Mr. Daniel Taylor is gratified with the dismissal of all charges filed against him by the Iron County Attorney’s Office. Mr. Taylor has at all times and continues to maintain his innocence. – Defense attorney Blaine Hofeling
CEDAR CITY — All charges have been dismissed against a Cedar City man accused of sexually abusing three girls living at a home for troubled teens after it was discovered that several of the alleged victims lied.
State prosecutors requested that all eight charges filed against Daniel Sandberg Taylor, 43, be dismissed in light of a follow-up investigation that showed "several of the alleged victims and witnesses lied about the underlying charges," according to a motion filed in 5th District Court.
Judge Michael Westfall implemented an order dismissing the charges Friday— the same day the motion to dismiss was filed.
"Mr. Daniel Taylor is gratified with the dismissal of all charges filed against him by the Iron County Attorney's Office," defense attorney Blaine Hofeling said in a statement. "Mr. Taylor has at all times and continues to maintain his innocence."

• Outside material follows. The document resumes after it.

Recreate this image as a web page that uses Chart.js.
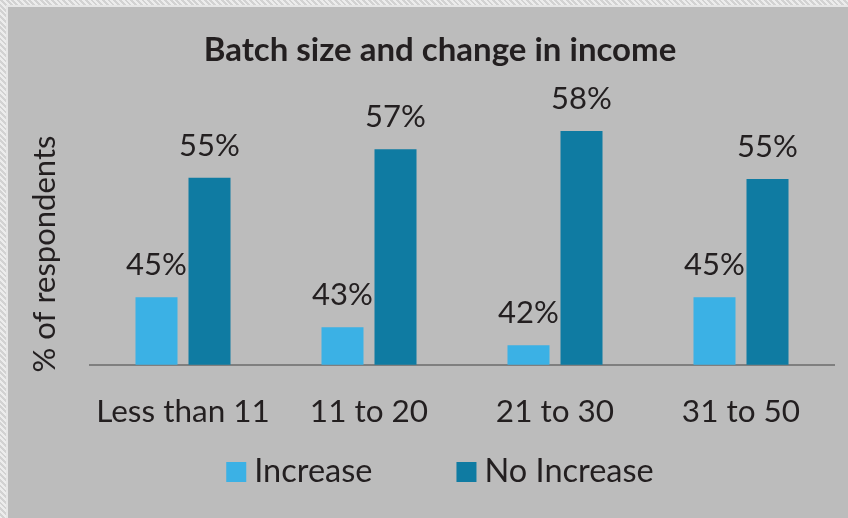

Hofeling said his client is looking forward to trying to rebuild his life. He also said Taylor wants to thank all who believed he was innocent and supported him throughout the legal process.

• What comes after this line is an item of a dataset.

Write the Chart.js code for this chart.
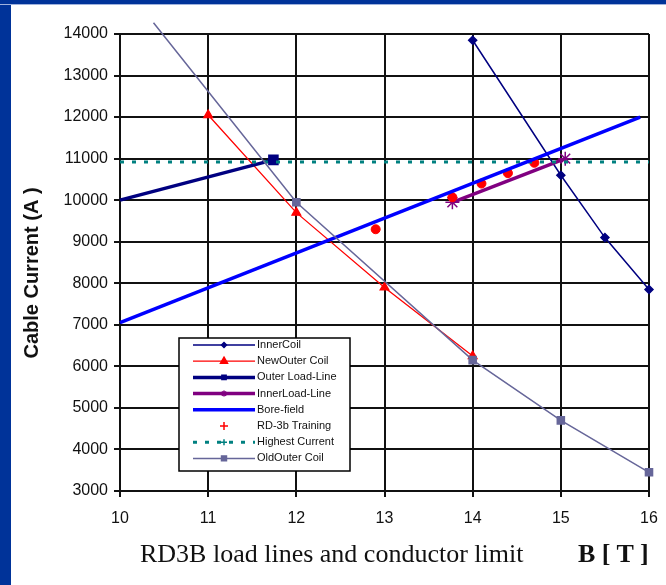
<!DOCTYPE html>
<html>
<head>
<meta charset="utf-8">
<script src="https://cdn.jsdelivr.net/npm/chart.js@4.4.1/dist/chart.umd.min.js"></script>
<style>
  html, body { margin: 0; padding: 0; background: #fff; }
  #wrap { position: relative; width: 666px; height: 585px; overflow: hidden; background: #fff; }
  #chart { position: absolute; left: 0; top: 0; }
  #frameLeft { position: absolute; left: 0; top: 0; width: 11px; height: 585px; background: #003399; }
  #frameTop { position: absolute; left: 0; top: 0; width: 666px; height: 4px; background: #003399; border-bottom: 1px solid #9fb2dd; }
  .cap { position: absolute; top: 539px; line-height: 30px; font-family: "Liberation Serif", "Times New Roman", serif;
         font-size: 26px; color: #111; white-space: nowrap; }
</style>
</head>
<body>
<div id="wrap">
  <canvas id="chart" width="666" height="585"></canvas>
  <div id="frameLeft"></div>
  <div id="frameTop"></div>
  <div class="cap" style="left:140px">RD3B load lines and conductor limit</div>
  <div class="cap" style="left:578px; font-weight:bold">B [ T ]</div>
</div>
<script>
// values: B in tesla, cable current in ampere
const innerCoilB = [14, 15, 15.5, 16];
const innerCoilI = [13850, 10600, 9100, 7850];
const newOuterB = [11, 12, 13, 14];
const newOuterI = [12050, 9700, 7900, 6250];
const outerLoadB = [10, 11.74];
const outerLoadI = [10000, 10970];
const innerLoadB = [13.77, 15.05];
const innerLoadI = [9950, 11000];
const boreB = [10, 15.9];
const boreI = [7050, 12000];
const trainingB = [12.9, 13.77, 14.1, 14.4, 14.7];
const trainingI = [9300, 10070, 10400, 10650, 10900];
const highestB = [10, 16];
const highestI = [10920, 10920];
const oldOuterB = [10.38, 12, 14, 15, 16];
const oldOuterI = [14270, 9950, 6150, 4700, 3450];

const seriesNames = ['InnerCoil', 'NewOuter Coil', 'Outer Load-Line', 'InnerLoad-Line',
  'Bore-field', 'RD-3b Training', 'Highest Current', 'OldOuter Coil'];
const yTitle = 'Cable Current (A )';

const xTicks = { min: 10, max: 16, step: 1 };
const yTicks = { min: 3000, max: 14000, step: 1000 };

function pts(xs, ys) {
  return xs.map((x, i) => ({ x: x, y: ys[i] }));
}

const datasets = [
  { label: seriesNames[0], data: pts(innerCoilB, innerCoilI), showLine: true,
    borderColor: '#000080', backgroundColor: '#000080', borderWidth: 1.5,
    pointStyle: 'rectRot', pointRadius: 4, legendRadius: 2.5, order: 8 },
  { label: seriesNames[1], data: pts(newOuterB, newOuterI), showLine: true,
    borderColor: '#ff0000', backgroundColor: '#ff0000', borderWidth: 1.3,
    pointStyle: 'triangle', pointRadius: 5, legendRadius: 4, order: 7 },
  { label: seriesNames[2], data: pts(outerLoadB, outerLoadI), showLine: true,
    borderColor: '#000080', backgroundColor: '#000080', borderWidth: 3.5,
    pointStyle: 'rect', pointRadius: [0, 5], legendRadius: 3, order: 6 },
  { label: seriesNames[3], data: pts(innerLoadB, innerLoadI), showLine: true,
    borderColor: '#800080', backgroundColor: '#800080', borderWidth: 3.5,
    pointStyle: 'star', pointRadius: 7, pointBorderWidth: 1.5, legendRadius: 3, order: 5 },
  { label: seriesNames[4], data: pts(boreB, boreI), showLine: true,
    borderColor: '#0000ff', backgroundColor: '#0000ff', borderWidth: 3.5,
    pointRadius: 0, legendRadius: 0, order: 2 },
  { label: seriesNames[5], data: pts(trainingB, trainingI), showLine: false,
    borderColor: '#ff0000', backgroundColor: '#ff0000', borderWidth: 1,
    pointStyle: 'circle', pointRadius: 4.5, legendStyle: 'cross', legendRadius: 4, order: 4 },
  { label: seriesNames[6], data: pts(highestB, highestI), showLine: true,
    borderColor: '#008080', backgroundColor: '#008080', borderWidth: 3, borderDash: [4, 8],
    pointRadius: 0, legendStyle: 'cross', legendRadius: 3, order: 3 },
  { label: seriesNames[7], data: pts(oldOuterB, oldOuterI), showLine: true,
    borderColor: '#666699', backgroundColor: '#666699', borderWidth: 1.5,
    pointStyle: 'rect', pointRadius: [0, 5, 5, 5, 5], legendRadius: 3.5, order: 1,
    clip: { left: 8, top: 20, right: 8, bottom: 8 } }
];
datasets.forEach(d => { if (d.clip === undefined) d.clip = 8; });

// legend box drawn inside the plot like the original
const legendBox = { left: 179, top: 338, width: 171, height: 133, firstRow: 345, rowGap: 16.2,
  lineFrom: 193, lineTo: 255, textX: 257 };

const insideLegend = {
  id: 'insideLegend',
  afterDraw(chart) {
    const ctx = chart.ctx;
    const L = legendBox;
    ctx.save();
    ctx.fillStyle = '#fff';
    ctx.fillRect(L.left, L.top, L.width, L.height);
    ctx.strokeStyle = '#000';
    ctx.lineWidth = 1.5;
    ctx.strokeRect(L.left, L.top, L.width, L.height);
    ctx.font = '11px "Liberation Sans", Arial, sans-serif';
    ctx.textBaseline = 'middle';
    chart.data.datasets.forEach((d, i) => {
      const y = L.firstRow + i * L.rowGap;
      ctx.strokeStyle = d.borderColor;
      ctx.fillStyle = d.backgroundColor;
      if (d.showLine) {
        ctx.lineWidth = d.borderWidth;
        ctx.setLineDash(d.borderDash || []);
        ctx.beginPath();
        ctx.moveTo(L.lineFrom, y);
        ctx.lineTo(L.lineTo, y);
        ctx.stroke();
        ctx.setLineDash([]);
      }
      if (d.legendRadius > 0) {
        ctx.lineWidth = 1.5;
        Chart.helpers.drawPoint(ctx, {
          pointStyle: d.legendStyle || d.pointStyle, radius: d.legendRadius, rotation: 0, borderWidth: 1.5
        }, (L.lineFrom + L.lineTo) / 2, y);
      }
      ctx.fillStyle = '#111';
      ctx.fillText(d.label, L.textX, y);
    });

    // y axis title, a little below the plot centre as in the original
    ctx.translate(32, 273);
    ctx.rotate(-Math.PI / 2);
    ctx.font = 'bold 20px "Liberation Sans", Arial, sans-serif';
    ctx.textAlign = 'center';
    ctx.fillStyle = '#111';
    ctx.fillText(yTitle, 0, 0);
    ctx.restore();
  }
};

const tickFont = { family: '"Liberation Sans", Arial, sans-serif', size: 16 };

new Chart(document.getElementById('chart'), {
  type: 'scatter',
  data: { datasets: datasets },
  plugins: [insideLegend],
  options: {
    responsive: false,
    animation: false,
    layout: { padding: { left: 0, top: 34, right: 17, bottom: 54 } },
    plugins: { legend: { display: false }, tooltip: { enabled: false } },
    scales: {
      x: {
        type: 'linear', min: xTicks.min, max: xTicks.max,
        ticks: { stepSize: xTicks.step, font: tickFont, color: '#111', padding: 12 },
        grid: { color: '#111', lineWidth: 2, tickLength: 6 },
        border: { color: '#111', width: 2 },
        afterFit(scale) {
          scale.height = 40;
          scale.paddingLeft = 0;
          scale.paddingRight = 0;
        }
      },
      y: {
        type: 'linear', min: yTicks.min, max: yTicks.max,
        ticks: { stepSize: yTicks.step, font: tickFont, color: '#111', padding: 6,
                 callback: v => String(v) },
        grid: { color: '#111', lineWidth: 2, tickLength: 6 },
        border: { color: '#111', width: 2 },
        afterFit(scale) { scale.width = 120; }
      }
    }
  }
});
</script>
</body>
</html>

A message left for Iron County chief deputy attorney Troy Little was not immediately returned Tuesday.
Taylor had been charged with three counts of rape and three counts of aggravated sexual abuse of a child, all first-degree felonies. He was also charged with child abuse, a class A misdemeanor, and assault, a class B misdemeanor, in connection with alleged incidents involving clients and employees at Integrity House in Cedar City.
The home serves as a treatment center for girls between the ages of 12 and 17 who are experiencing emotional and behavioral issues.
Taylor was accused of raping a 17-year-old resident of the facility three times between Feb. 1 and Feb. 28, 2013, according to a police affidavit filed in court. He was also charged with inappropriately touching two other girls, ages 12 and 13. The assault charge stemmed from a disagreement Taylor had with a female staff member in which he is accused of shoving the woman to the floor and twisting her wrist, according to the affidavit.
The allegations were supported by physical evidence, as well as testimony from an eyewitness and others in the facility, police said.
In the motion to dismiss, Little wrote that in addition to lying, "several of the alleged victims in this case are unable and unwilling to participate in the prosecution due to (severe) psychiatric and emotional issues."
Taylor was terminated from his position at the home after his arrest.